Editor’s note: The following text is a transcript of a podcast story. To listen to the story, click on the arrow beneath the headline above.
NICK EICHER, HOST: Today is Tuesday, August 12th. Good morning! This is The World and Everything in It from listener-supported WORLD Radio. I’m Nick Eicher.
MARY REICHARD, HOST: And I’m Mary Reichard. WORLD Opinions contributor Daniel Suhr on new federal guidelines meant to protect religious freedoms at work.
DANIEL SUHR: Imagine a Veterans Affairs doctor praying with a patient, or a government worker posting a flyer about a church event on an informal, employee-to-employee informational bulletin board.
Many try to argue that these actions are unconstitutional. They are not…not even close. But, new guidance from the lead human resources agency of the federal government is explicitly seeking to protect the rights of government workers to engage in similar activities…though with the caveat that they must be done in such a way as to respect the wishes of the other party to the conversation.
The new memorandum from the Office of Personnel Management—or OPM—provides a robust view of federal employees’ religious liberties in the workplace, and it could have sweeping influence. The United States government is the largest employer in the United States with almost 2.4 million employees. Like any employer, the government has a basic role to regulate its workspaces and buildings, whether office cubicles or military bases. The OPM memorandum is another building block in the Trump Administration’s continued effort to protect religious freedom.
The First Amendment protects free speech and the free exercise of religion for all Americans. But the U.S. Supreme Court has always recognized that these clauses operate differently for government employees than for everyday citizens. For instance, the government as an employer can search an employee’s workplace desk or locker for contraband drugs—even if it would need a judicial warrant to search the same person’s home.
Two years ago the Supreme Court affirmed the right of public high school football coach Joe Kennedy to pray publicly after a game. The case put front and center the previously ambiguous balancing between the employee’s conscience rights and the employer’s interests in an efficient workplace.

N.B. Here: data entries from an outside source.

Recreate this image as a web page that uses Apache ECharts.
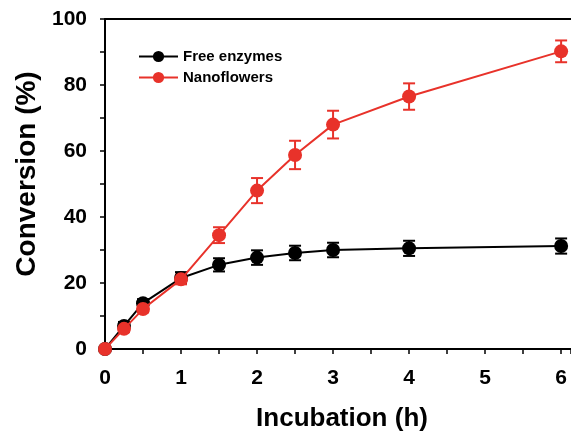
<!DOCTYPE html>
<html>
<head>
<meta charset="utf-8">
<script src="https://cdn.jsdelivr.net/npm/echarts@6/dist/echarts.min.js"></script>
<style>
  html, body { margin: 0; padding: 0; background: #fff; }
  #echart { width: 571px; height: 433px; }
</style>
</head>
<body>
<div id="echart"></div>
<script>
var hours = [0, 0.25, 0.5, 1, 1.5, 2, 2.5, 3, 4, 6];
var freeVals = [0, 7, 13.9, 21.5, 25.5, 27.7, 29.1, 30, 30.5, 31.2];
var freeErr = [0, 1.2, 1.2, 1.8, 2, 2.2, 2.2, 2.2, 2.3, 2.3];
var nanoVals = [0, 6.1, 12.1, 21.1, 34.5, 48, 58.8, 68, 76.5, 90.2];
var nanoErr = [0, 1, 1, 1.5, 2.4, 3.8, 4.3, 4.2, 4, 3.3];
var yTicks = [0, 20, 40, 60, 80, 100];
var xTicks = [0, 1, 2, 3, 4, 5, 6];

var RED = '#e8322a';
var BLACK = '#000';
var FONT = 'Liberation Sans';

function pts(vals) {
    return hours.map(function (h, i) { return [h, vals[i]]; });
}
function errData(vals, errs) {
    return hours.map(function (h, i) { return [h, vals[i] - errs[i], vals[i] + errs[i]]; });
}
function errSeries(vals, errs, color) {
    return {
        type: 'custom',
        data: errData(vals, errs),
        silent: true,
        z: 1,
        renderItem: function (params, api) {
            var lo = api.coord([api.value(0), api.value(1)]);
            var hi = api.coord([api.value(0), api.value(2)]);
            var w = 6;
            var st = { stroke: color, lineWidth: 2 };
            return {
                type: 'group',
                children: [
                    { type: 'line', shape: { x1: lo[0], y1: lo[1], x2: hi[0], y2: hi[1] }, style: st },
                    { type: 'line', shape: { x1: lo[0] - w, y1: lo[1], x2: lo[0] + w, y2: lo[1] }, style: st },
                    { type: 'line', shape: { x1: hi[0] - w, y1: hi[1], x2: hi[0] + w, y2: hi[1] }, style: st }
                ]
            };
        }
    };
}

var myChart = echarts.init(document.getElementById('echart'));
var option = {
    animation: false,
    textStyle: { fontFamily: FONT },
    grid: { left: 105, right: 0, top: 19, bottom: 84, containLabel: false, outerBoundsMode: 'none' },
    legend: {
        orient: 'vertical',
        left: 133,
        top: 44,
        itemWidth: 39,
        itemHeight: 14,
        itemGap: 6,
        textStyle: { color: BLACK, fontFamily: FONT, fontWeight: 'bold', fontSize: 15 },
        data: ['Free enzymes', 'Nanoflowers']
    },
    xAxis: [
        {
            type: 'value',
            min: 0,
            max: 6.13,
            interval: 0.5,
            name: 'Incubation (h)',
            nameLocation: 'middle',
            nameGap: 57,
            nameTextStyle: { color: BLACK, fontFamily: FONT, fontWeight: 'bold', fontSize: 26, padding: [0, 0, 0, 8] },
            axisLine: { lineStyle: { color: BLACK, width: 2 } },
            axisTick: { length: 5, lineStyle: { color: BLACK, width: 1.5 } },
            axisLabel: {
                margin: 19,
                color: BLACK, fontFamily: FONT, fontWeight: 'bold', fontSize: 21,
                formatter: function (v) { return xTicks.indexOf(v) >= 0 ? String(v) : ''; }
            },
            splitLine: { show: false }
        },
        {
            type: 'value',
            position: 'top',
            min: 0,
            max: 6.13,
            axisLine: { onZero: false, lineStyle: { color: BLACK, width: 2 } },
            axisTick: { show: false },
            axisLabel: { show: false },
            splitLine: { show: false }
        }
    ],
    yAxis: {
        type: 'value',
        min: 0,
        max: 100,
        interval: 10,
        name: 'Conversion (%)',
        nameLocation: 'middle',
        nameGap: 64,
        nameRotate: 90,
        nameTextStyle: { color: BLACK, fontFamily: FONT, fontWeight: 'bold', fontSize: 28, padding: [0, 0, 0, 20] },
        axisLine: { show: true, lineStyle: { color: BLACK, width: 2 } },
        axisTick: { show: true, length: 5, lineStyle: { color: BLACK, width: 1.5 } },
        axisLabel: {
            margin: 18,
            color: BLACK, fontFamily: FONT, fontWeight: 'bold', fontSize: 21,
            formatter: function (v) { return yTicks.indexOf(v) >= 0 ? String(v) : ''; }
        },
        splitLine: { show: false }
    },
    series: [
        errSeries(freeVals, freeErr, BLACK),
        {
            name: 'Free enzymes',
            type: 'line',
            data: pts(freeVals),
            symbol: 'circle',
            symbolSize: 14,
            z: 2,
            itemStyle: { color: BLACK },
            lineStyle: { color: BLACK, width: 2 }
        },
        errSeries(nanoVals, nanoErr, RED),
        {
            name: 'Nanoflowers',
            type: 'line',
            data: pts(nanoVals),
            symbol: 'circle',
            symbolSize: 14,
            z: 3,
            itemStyle: { color: RED },
            lineStyle: { color: RED, width: 2 }
        }
    ]
};
myChart.setOption(option);
window.onresize = myChart.resize;
</script>
</body>
</html>
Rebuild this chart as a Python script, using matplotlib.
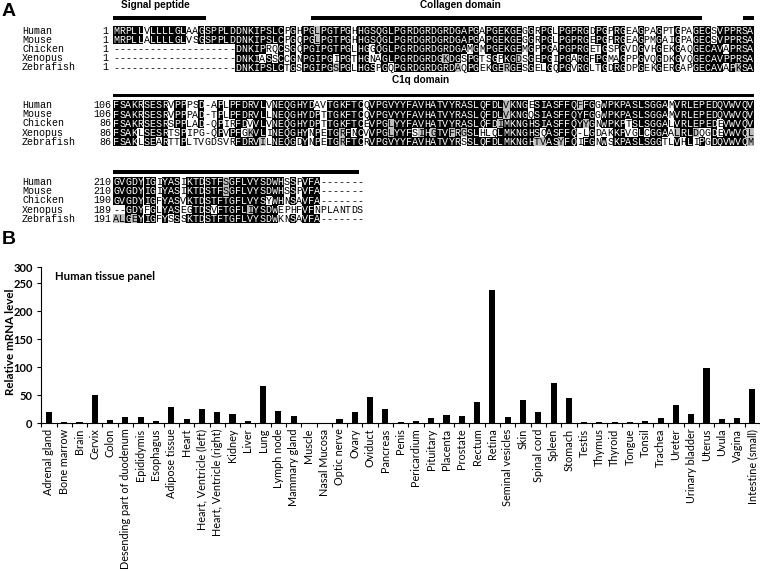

The Biden Administration pressed its own agenda through the federal workforce, using the Transgender Day of Visibility in 2023 to announce guidelines for its transgender employees. In fact, the Biden Administration’s commitment to DEI ran rampant throughout the various agencies and departments of the government. It reached its apex in a 2021 executive order entitled “Diversity, Equity, Inclusion, and Accessibility in the Federal Workforce.” That was followed by an all-agency implementation strategy led by OPM. Thankfully, that order has since been repealed by President Trump.
Predictably, secularist advocates are already screaming about the Trump OPM’s new guidance on religious practices in the workplace…claiming they are fundamentalist, outrageous, and of course…Christian nationalism overreach.
But most Americans will view these clarifications as common sense. And the OPM action may even be required by law in the wake of the U.S. Supreme Court’s recent decision in Groff v. DeJoy. That case reaffirmed that the federal civil rights law in Title VII provides meaningful protections for religious employees in public and private workplaces nationwide.
We can hope that state and local governments and private employers will follow the OPM’s new guidance for their own settings. In 2017, then Attorney General Jeff Sessions noted in a legal memorandum that federal standards (pause) “provide useful guidance to private employers about ways in which religious observance and practice can reasonably be accommodated in the workplace.”
General Sessions wrote that memorandum reflecting on guidelines issued by the Clinton Administration in 1997 in the wake of the bipartisan adoption of the Religious Freedom Restoration Act. Those guidelines also provided strong religious liberty protection in the federal workplace. The new Trump guidelines expand, reinforce, and clarify the Clinton standards. But the fact that the Clinton Administration could issue good guidance on such a subject recalls a by-gone era…one when broad religious liberty protections had substantial bipartisan support. The battle over same-sex marriage has largely destroyed that bipartisan consensus. We must hope it may yet come back.
I’m Daniel Suhr.
WORLD Radio transcripts are created on a rush deadline. This text may not be in its final form and may be updated or revised in the future. Accuracy and availability may vary. The authoritative record of WORLD Radio programming is the audio record.